GOAL: Retype the opening lines of the data exactly, stopping after the line that contains "const phaseTitleAt = [18.2, 64.8];". Skip every picture.

Figure scripts:
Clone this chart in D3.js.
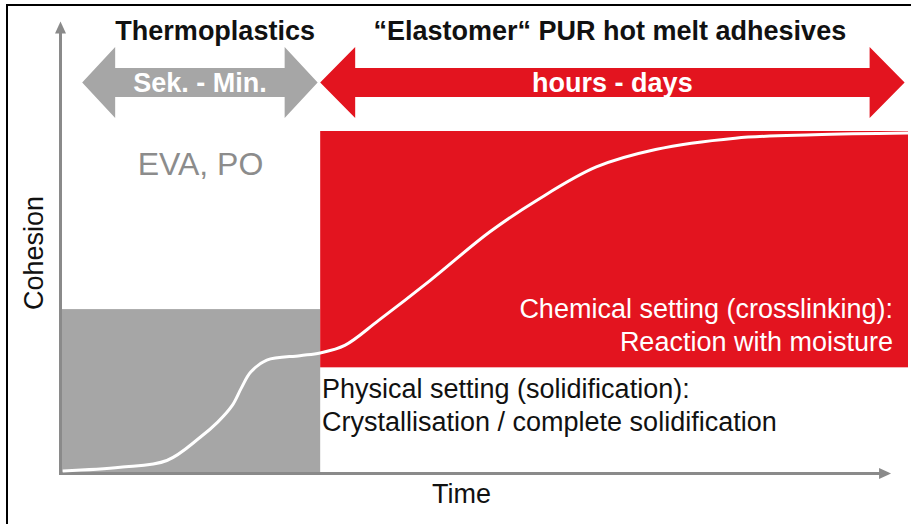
<!DOCTYPE html>
<html>
<head>
<meta charset="utf-8">
<script src="https://cdn.jsdelivr.net/npm/d3@7"></script>
<style>
  html, body { margin: 0; padding: 0; background: #fff; }
  svg { display: block; font-family: "Liberation Sans", Arial, sans-serif; }
</style>
</head>
<body>
<svg id="chart" width="911" height="524"></svg>
<script>
// ---------- DATA ----------
// Time (0-100, relative) and cohesion (0-100, relative) of the setting curve
const curveTime     = [0.2, 7, 12.5, 16.4, 18.5, 20.2, 21.3, 22.4, 24.3, 28.2, 30.6, 33.5, 37.5, 43.6, 50.6, 56.2, 63.2, 70.2, 79.6, 88.9, 100];
const curveCohesion = [0.7, 1.8, 3.8, 10.5, 15, 19.8, 25, 29.6, 33.1, 34.4, 35.2, 37.4, 44.7, 56.4, 70.5, 79.8, 89.5, 94.6, 97.9, 98.9, 99.4];

// Phases (time spans) and their headings
const phaseNames   = ["Thermoplastics", "\u201CElastomer\u201C PUR hot melt adhesives"];
const phaseRanges  = ["Sek. - Min.", "hours - days"];
const phaseStart   = [2.5, 30.6];
const phaseEnd     = [30.3, 99.6];
const phaseTitleAt = [18.2, 64.8];

// Setting zones (time span, cohesion span)
const zoneStart  = [0, 30.6];
const zoneEnd    = [30.6, 100];
const zoneLow    = [0, 31];
const zoneHigh   = [48, 100];

const axisLabels = ["Time", "Cohesion"];
const axisMax    = [98, 132];

const materialLabel = "EVA, PO";
const chemicalLines = ["Chemical setting (crosslinking):", "Reaction with moisture"];
const physicalLines = ["Physical setting (solidification):", "Crystallisation / complete solidification"];

// ---------- CHART ----------
const RED = "#e3141f", GREY = "#a6a6a6", AXIS = "#8a8a8a";
const svg = d3.select("#chart");

const x = d3.scaleLinear().domain([0, 100]).range([61, 908]);
const y = d3.scaleLinear().domain([0, 100]).range([473.5, 131]);

// frame (left + top)
svg.append("line").attr("x1", 7).attr("y1", 4).attr("x2", 7).attr("y2", 524)
  .attr("stroke", "#000").attr("stroke-width", 2);
svg.append("line").attr("x1", 6).attr("y1", 5).attr("x2", 911).attr("y2", 5)
  .attr("stroke", "#000").attr("stroke-width", 2);

// zones
const zoneFill = [GREY, RED];
svg.selectAll("rect.zone").data(zoneStart).join("rect")
  .attr("class", "zone")
  .attr("x", (d, i) => x(zoneStart[i]))
  .attr("width", (d, i) => x(zoneEnd[i]) - x(zoneStart[i]))
  .attr("y", (d, i) => y(zoneHigh[i]))
  .attr("height", (d, i) => y(zoneLow[i]) - y(zoneHigh[i]))
  .attr("fill", (d, i) => zoneFill[i]);

// axes
svg.append("line")
  .attr("x1", x(0) - 1).attr("x2", x(axisMax[0]) - 8)
  .attr("y1", y(0)).attr("y2", y(0))
  .attr("stroke", AXIS).attr("stroke-width", 3);
svg.append("path")
  .attr("d", `M${x(axisMax[0])},${y(0)} L${x(axisMax[0]) - 12},${y(0) - 5.5} L${x(axisMax[0]) - 12},${y(0) + 5.5} Z`)
  .attr("fill", AXIS);
svg.append("line")
  .attr("x1", x(0) - 0.5).attr("x2", x(0) - 0.5)
  .attr("y1", y(0) + 1.5).attr("y2", y(axisMax[1]) + 8)
  .attr("stroke", AXIS).attr("stroke-width", 3);
svg.append("path")
  .attr("d", `M${x(0) - 0.5},${y(axisMax[1])} L${x(0) - 6},${y(axisMax[1]) + 12} L${x(0) + 5},${y(axisMax[1]) + 12} Z`)
  .attr("fill", AXIS);

// curve
const pts = curveTime.map((t, i) => [t, curveCohesion[i]]);
svg.append("path")
  .datum(pts)
  .attr("d", d3.line().x(d => x(d[0])).y(d => y(d[1])).curve(d3.curveCatmullRom.alpha(0.5)))
  .attr("fill", "none").attr("stroke", "#fff").attr("stroke-width", 3);

// phase arrows
const cy = 82.5, H = 35.5, h = 14.5, headLen = [33, 35];
const arrowFill = [GREY, RED];
phaseStart.forEach((s, i) => {
  const xl = x(s), xr = x(phaseEnd[i]), hl = headLen[i];
  const p = d3.path();
  p.moveTo(xl, cy);
  p.lineTo(xl + hl, cy - H); p.lineTo(xl + hl, cy - h);
  p.lineTo(xr - hl, cy - h); p.lineTo(xr - hl, cy - H);
  p.lineTo(xr, cy);
  p.lineTo(xr - hl, cy + H); p.lineTo(xr - hl, cy + h);
  p.lineTo(xl + hl, cy + h); p.lineTo(xl + hl, cy + H);
  p.closePath();
  svg.append("path").attr("d", p.toString()).attr("fill", arrowFill[i]);
  svg.append("text").text(phaseRanges[i])
    .attr("x", (xl + xr) / 2).attr("y", cy + 9.5)
    .attr("text-anchor", "middle").attr("fill", "#fff")
    .attr("font-weight", "bold").attr("font-size", 27);
  svg.append("text").text(phaseNames[i])
    .attr("x", x(phaseTitleAt[i])).attr("y", 40)
    .attr("text-anchor", "middle").attr("fill", "#111")
    .attr("font-weight", "bold").attr("font-size", 27);
});

// material label
svg.append("text").text(materialLabel)
  .attr("x", 200.5).attr("y", 175).attr("text-anchor", "middle")
  .attr("fill", "#8c8c8c").attr("font-size", 32);

// chemical setting text
chemicalLines.forEach((t, i) => {
  svg.append("text").text(t)
    .attr("x", 893).attr("y", 318 + i * 33).attr("text-anchor", "end")
    .attr("fill", "#fff").attr("font-size", 27);
});
// physical setting text
physicalLines.forEach((t, i) => {
  svg.append("text").text(t)
    .attr("x", 322).attr("y", 398 + i * 33).attr("text-anchor", "start")
    .attr("fill", "#111").attr("font-size", 27);
});

// axis labels
svg.append("text").text(axisLabels[0])
  .attr("x", 461.5).attr("y", 503).attr("text-anchor", "middle")
  .attr("fill", "#111").attr("font-size", 27);
svg.append("text").text(axisLabels[1])
  .attr("transform", "translate(43,253) rotate(-90)")
  .attr("text-anchor", "middle").attr("fill", "#111").attr("font-size", 27);
</script>
</body>
</html>
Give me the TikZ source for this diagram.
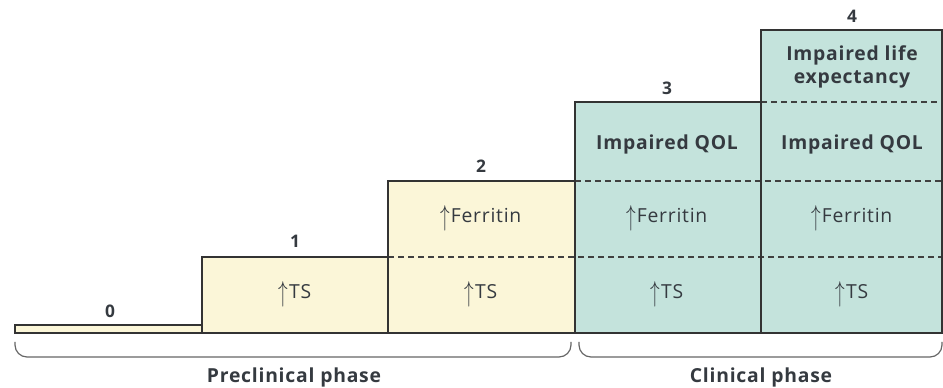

TASK RESULT:
Clone this chart in D3.js.
<!DOCTYPE html>
<html>
<head>
<meta charset="utf-8">
<script src="https://cdn.jsdelivr.net/npm/d3@7"></script>
<style>
  html, body { margin: 0; padding: 0; background: #fff; }
  svg { display: block; font-family: "Liberation Sans", Arial, sans-serif; }
</style>
</head>
<body>
<svg id="chart" width="911" height="524"></svg>
<script>
// ---------- DATA ----------
// Time (0-100, relative) and cohesion (0-100, relative) of the setting curve
const curveTime     = [0.2, 7, 12.5, 16.4, 18.5, 20.2, 21.3, 22.4, 24.3, 28.2, 30.6, 33.5, 37.5, 43.6, 50.6, 56.2, 63.2, 70.2, 79.6, 88.9, 100];
const curveCohesion = [0.7, 1.8, 3.8, 10.5, 15, 19.8, 25, 29.6, 33.1, 34.4, 35.2, 37.4, 44.7, 56.4, 70.5, 79.8, 89.5, 94.6, 97.9, 98.9, 99.4];

// Phases (time spans) and their headings
const phaseNames   = ["Thermoplastics", "\u201CElastomer\u201C PUR hot melt adhesives"];
const phaseRanges  = ["Sek. - Min.", "hours - days"];
const phaseStart   = [2.5, 30.6];
const phaseEnd     = [30.3, 99.6];
const phaseTitleAt = [18.2, 64.8];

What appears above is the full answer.